5 Legal Practices That Make Us Cringe

Five professional business people surrounding a computer, looking at poor legal practices

When you are running a business you often feel like you’re wearing every hat. Even if you have handed off a substantial amount of the work and responsibilities, most small business owners still feel like they are juggling product or service creation, customer service, marketing, worker management, human resources and legal concerns. Clearly, nobody can effectively handle all of those responsibilities, and any prolonged attempt could expose your business to some serious risks. It’s human to make some mistakes along the way, but the five things below could have a major impact on your business's long term success. Here’s some tips that might help keep you out of trouble. 

Failing to get the corporate formalities correct

Most businesses set themselves up as a limited liability company (LLC) or a corporation, and usually that’s easily accomplished by filing paperwork with the Secretary of State or Commerce. The problem is that’s where a lot of business owners stop, thinking that they’ve now done everything they need to do to set up their business and take advantage of limited personal liability. That’s not the case, you need to set up your internal governing documents (bylaws for corporations and operating agreements for LLC’s), separate bank accounts for the business, insurance if necessary, possibly a business license, and you’ll need to properly document corporate decisions and consents to certain actions. On top of that, ownership and management isn’t always set in stone so your governing documents will need to be regularly reviewed to make sure they still properly reflect the way your business operates. 

Misclassifying workers

This is a common problem that small businesses face. Often, businesses want to classify workers as independent contractors because it costs less, they don’t have to deal with paying taxes and it can reduce some exposure to potential lawsuits. All of that is certainly enough to entice business owners to use independent contractors over employees, but businesses run into issues when they try to classify workers who should be employees as independent contractors. There are regulations and guidelines from both the IRS and the Department of Labor, not to mention state agencies, that dictate who can qualify as an independent contractor and how that person can be managed; classifying someone as an independent contractor can be a moving target at best. 

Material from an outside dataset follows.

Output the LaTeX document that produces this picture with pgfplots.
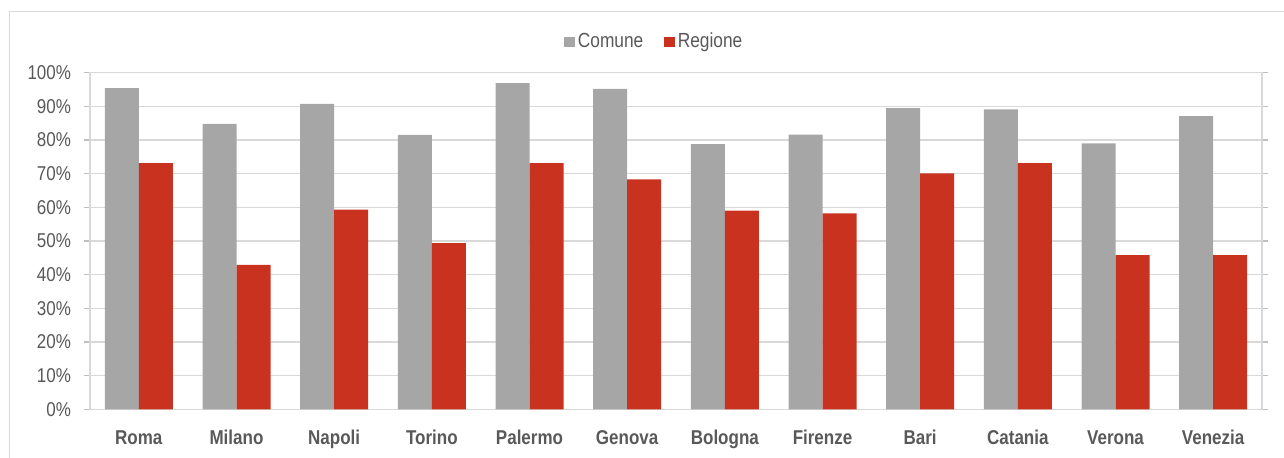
\documentclass[border=0pt]{standalone}
\usepackage{fontspec}
\setmainfont{Liberation Sans}[FakeStretch=0.85]
\usepackage{pgfplots}
\pgfplotsset{compat=1.18}
\definecolor{txt}{HTML}{595959}
\definecolor{gridc}{HTML}{D9D9D9}
\definecolor{axc}{HTML}{BFBFBF}
\definecolor{barg}{HTML}{A6A6A6}
\definecolor{barr}{HTML}{C9321F}
\begin{document}
\begin{tikzpicture}
\path[use as bounding box] (0,0) rectangle (642pt,229pt);
\draw[gridc, line width=0.7pt] (650pt,223.15pt) -- (4.8pt,223.15pt) -- (4.8pt,-5pt);
\begin{axis}[
  at={(45pt,24.35pt)}, anchor=south west,
  scale only axis, width=586pt, height=168.3pt,
  ybar=0pt, bar width=17pt,
  xmin=-0.5, xmax=11.5, ymin=0, ymax=100,
  xtick=data,
  xticklabels={Roma,Milano,Napoli,Torino,Palermo,Genova,Bologna,Firenze,Bari,Catania,Verona,Venezia},
  xtick style={draw=none},
  xticklabel style={font=\fontsize{10}{12}\selectfont\bfseries, text=txt, anchor=base, inner sep=0pt, yshift=-14.8pt},
  ytick={0,10,...,100},
  yticklabel={\pgfmathprintnumber{\tick}\%},
  /pgf/number format/assume math mode=true,
  yticklabel style={font=\fontsize{10}{12}\selectfont, text=txt, anchor=east, inner sep=0pt, xshift=-6.3pt},
  tick align=outside, major tick length=3pt,
  ytick style={axc, line width=0.7pt},
  ymajorgrids, grid style={gridc, line width=0.75pt},
  axis line style={gridc, line width=0.7pt},
  legend columns=2,
  legend style={at={(0.482,1.092)}, anchor=center, draw=none, fill=none,
    font=\fontsize{10.2}{12}\selectfont, text=txt,
    /tikz/every even column/.append style={column sep=9pt},
    nodes={inner sep=1.5pt}},
  legend image code/.code={\fill[#1] (0pt,-2.6pt) rectangle (5.2pt,2.6pt);},
]
\addplot[fill=barg, draw=none] coordinates {(0,95.4) (1,84.8) (2,90.7) (3,81.5) (4,96.9) (5,95.2) (6,78.8) (7,81.6) (8,89.5) (9,89.1) (10,79.0) (11,87.1)};
\addplot[fill=barr, draw=none] coordinates {(0,73.1) (1,42.9) (2,59.3) (3,49.4) (4,73.1) (5,68.3) (6,59.0) (7,58.2) (8,70.1) (9,73.1) (10,45.8) (11,45.8)};
\legend{Comune,Regione}
\end{axis}
\end{tikzpicture}
\end{document}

Misclassifying independent contractors can lead to numerous issues, including wage law violations, tax trouble, anti-discrimination violations, worker’s compensation violations and others. Employees on the other hand are easy to classify, and employers are able to exert much more control over how, when and what employees are doing when they are on the clock. Of course, employees don’t come without issues, such as taxes, increased potential for lawsuits and higher costs. Make sure to carefully consider how workers used in your business should be classified, regardless of how you want them to be classified.  

Thinking your business has no legal issues or risks

I’m not suggesting that your business has a lawsuit that is about to happen, or you are going to be in trouble with the state or federal government, what I’m saying is you’ve got some legal risks involved in your business - everyone does. That doesn’t mean you need to put a lawyer on retainer, pay some lawyer a ridiculous hourly fee, or that you can’t handle the issues yourself. It simply means there are legal issues or risks that need to be addressed so they don’t come back to hurt your business down the road. 

What are the issues? It depends on your business; maybe you’ve got a lot of intellectual property and you need to know how to identify it and protect it, or maybe your business is heavily regulated and you need to ensure you are in compliance. Do it yourself, ignore it, hire a lawyer, whatever you feel is appropriate for your company, just don’t make the mistake of assuming that your business has no legal risks or issues that need to be addressed. 

No contract management

Everything needs to be in writing when it comes to your business, all of your agreements with people and companies, both inside and outside of your business. You are going to need to know what contracts or agreements to use for what situation, how you can use agreements to legally limit potential competition and protect your intellectual property. On top of that, the laws, interpretations and best practices around contracts and agreement change regularly, so you need a contract management system that regularly reviews and updates your contracts to make sure your business is as protected.  

Without a system to make sure you're protecting your business with contracts you’re at risk for decreased revenue, potential compliance issues, unnecessary exposure to liability and not protecting some of you business's most valuable assets. 

Not keeping an eye on legal as a regular aspect of your business

The thing with businesses and legal risks is that they aren’t really a one time fix sort of thing. Sure, you can get your company paperwork and governing documents set up when you get started, but if they aren’t reviewed and updated to reflect changes in the company structure and operations they aren’t going to do much good in protecting you from personal liability. Or, maybe you have all your business contracts set up when you started your business, but you’re offering different services, under different terms now and those contracts have become outdated and irrelevant; or maybe they haven’t been updated to reflect any new changes in the law. The point is, as your business grows your legal issues will change, or need to be adjusted to make sure you’re protected as you move forward. It’s not a one off and you’re good, it’s about setting up processes and procedures so your company can be protected in real time, proactively preventing issues that could arise

If any of these are an issue for your business it’s okay, it can all be cleaned up and taken care of so you can move forward. Making sure your company has a solid legal framework and risk management processes in place is worth the time and effort, and can keep you out of serious issues down the road.